In her picture-book debut, Rogers teams up with Groenink to offer a glimpse of William Carlos Williams’ intriguing life and to imagine what may have inspired his signature poem, “The Red Wheelbarrow”: “so much depends / upon / a red wheel / barrow / glazed with rain / water / beside the white / chickens.” Written in 1923 in suburban northern New Jersey, this 16-word free-verse lyric helped establish the family physician/poet as a beacon of 20th-century American imagist poetry. Here Rogers saves this compact, kid-friendly poem as the finale to her clever, biographically rooted close reading, in which she explores what exactly depends upon that wheelbarrow: namely the livelihood of gardener Thaddeus Marshall, Williams’ neighbor, and those fed by the vegetables the wheelbarrow helps him deliver—and Williams’ yearning to create art. Rogers not only calls attention to the objects included in the poem, but pointedly notes what was omitted: “Those sixteen words…do not describe Mr. Marshall’s life of work or caring or love.
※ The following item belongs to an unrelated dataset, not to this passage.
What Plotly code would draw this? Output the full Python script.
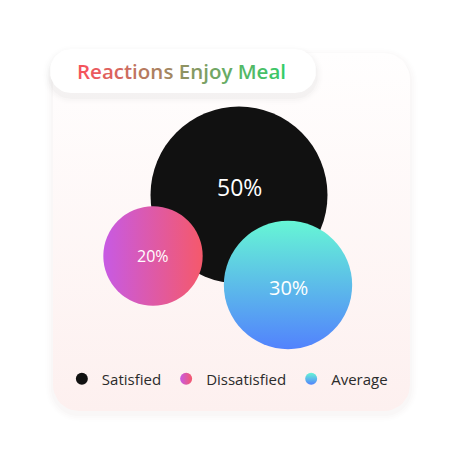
import math
import plotly.graph_objects as go

# ---------------- DATA ----------------
categories = ["Satisfied", "Dissatisfied", "Average"]
values = [50, 20, 30]
value_labels = ["50%", "20%", "30%"]
title_text = "Reactions Enjoy Meal"

# ---------------- LAYOUT / STYLE ----------------
W, H = 464, 459
bubble_pos_x = [239, 153, 288]
bubble_pos_y = [195, 256, 285]
label_yshift = [8, 0, -2]
label_font_size = [23, 16, 20]
base_color = ["#111111", "#c75ae4", "#66f6d5"]
grad_color = ["#111111", "#f5596b", "#5282fd"]
grad_type = ["none", "horizontal", "vertical"]
FONT = "Open Sans"


def bubble_diameter(v, vmax=max(values), dmax=177.0, p=0.63):
    return dmax * (v / vmax) ** p


def rr_points(x0, y0, x1, y1, r, n=10):
    xs, ys = [], []
    corners = [
        (x1 - r, y0 + r, -90, 0),
        (x1 - r, y1 - r, 0, 90),
        (x0 + r, y1 - r, 90, 180),
        (x0 + r, y0 + r, 180, 270),
    ]
    for cx, cy, a0, a1 in corners:
        for i in range(n + 1):
            a = math.radians(a0 + (a1 - a0) * i / n)
            xs.append(cx + r * math.cos(a))
            ys.append(cy + r * math.sin(a))
    xs.append(xs[0])
    ys.append(ys[0])
    return xs, ys


def rr_path(x0, y0, x1, y1, r):
    xs, ys = rr_points(x0, y0, x1, y1, r)
    return "M " + " L ".join(f"{a:.2f},{b:.2f}" for a, b in zip(xs, ys)) + " Z"


fig = go.Figure()

# shadows (below traces)
shapes = []
card = (53, 53, 410, 411, 26)
pill = (50, 49, 316, 93, 21)
for i, a in enumerate([0.014, 0.010, 0.007, 0.004]):
    g = 2 * (i + 1)
    shapes.append(dict(type="path", xref="x", yref="y", layer="below",
                       path=rr_path(card[0] - g, card[1] - g + 3, card[2] + g, card[3] + g + 3, card[4] + g),
                       fillcolor=f"rgba(120,60,60,{a})", line=dict(width=0)))

# card with vertical gradient (white at top, soft pink at bottom)
cx, cy = rr_points(*card)
fig.add_trace(go.Scatter(
    x=cx, y=cy, mode="lines", fill="toself", line=dict(width=0),
    fillgradient=dict(type="vertical", colorscale=[[0, "#fdf0ef"], [1, "#fffefe"]]),
    hoverinfo="skip", showlegend=False))

# pill shadow
for i, a in enumerate([0.018, 0.012, 0.008, 0.005]):
    g = 2 * (i + 1)
    px, py = rr_points(pill[0] - g, pill[1] - g + 4, pill[2] + g, pill[3] + g + 4, pill[4] + g)
    fig.add_trace(go.Scatter(x=px, y=py, mode="lines", fill="toself", line=dict(width=0),
                             fillcolor=f"rgba(0,0,0,{a})", hoverinfo="skip", showlegend=False))
px, py = rr_points(*pill)
fig.add_trace(go.Scatter(x=px, y=py, mode="lines", fill="toself", line=dict(width=0),
                         fillcolor="#ffffff", hoverinfo="skip", showlegend=False))

# bubbles
for i, cat in enumerate(categories):
    marker = dict(size=[bubble_diameter(values[i])], sizemode="diameter",
                  color=base_color[i], line=dict(width=0), opacity=1)
    if grad_type[i] != "none":
        marker["gradient"] = dict(type=grad_type[i], color=grad_color[i])
    fig.add_trace(go.Scatter(
        x=[bubble_pos_x[i]], y=[bubble_pos_y[i]], mode="markers", name=cat,
        marker=marker, hoverinfo="skip"))

annotations = []
for i, lab in enumerate(value_labels):
    annotations.append(dict(x=bubble_pos_x[i], y=bubble_pos_y[i], xref="x", yref="y",
                            text=lab, showarrow=False, yshift=label_yshift[i],
                            font=dict(family=FONT, size=label_font_size[i], color="#ffffff")))

# title with red->green gradient per letter
c0 = (244, 84, 92)
c1 = (52, 204, 104)
n = len(title_text)
spans = []
for k, ch in enumerate(title_text):
    t = k / (n - 1)
    col = tuple(round(c0[j] + (c1[j] - c0[j]) * t) for j in range(3))
    spans.append(f'<span style="color:rgb{col}">{ch}</span>')
annotations.append(dict(x=75, y=71, xref="x", yref="y", xanchor="left", yanchor="middle",
                        text="".join(spans), showarrow=False,
                        font=dict(family=FONT, size=20.5, weight=600)))

fig.update_layout(
    width=W, height=H, margin=dict(l=0, r=0, t=0, b=0),
    paper_bgcolor="#ffffff", plot_bgcolor="rgba(0,0,0,0)",
    xaxis=dict(range=[0, W], visible=False, fixedrange=True),
    yaxis=dict(range=[H, 0], visible=False, fixedrange=True),
    shapes=shapes, annotations=annotations,
    showlegend=True,
    legend=dict(orientation="h", x=0.49, xanchor="center", y=1 - 379 / H, yanchor="middle",
                bgcolor="rgba(0,0,0,0)", itemsizing="constant",
                font=dict(family=FONT, size=15, color="#2b2b2b"), itemclick=False,
                itemdoubleclick=False),
    hovermode=False,
)

fig.write_html("out.html", config={"displayModeBar": False})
But somehow they say just that.” Groenink’s richly layered, chalky illustrations expressively realize in muted earth tones the all-important everyday elements of Williams’ world. They reveal Marshall to be black—one of few people of color living alongside the mostly white population of Rutherford, New Jersey.

At once spare and lush: a gorgeous introduction to the power of poetry.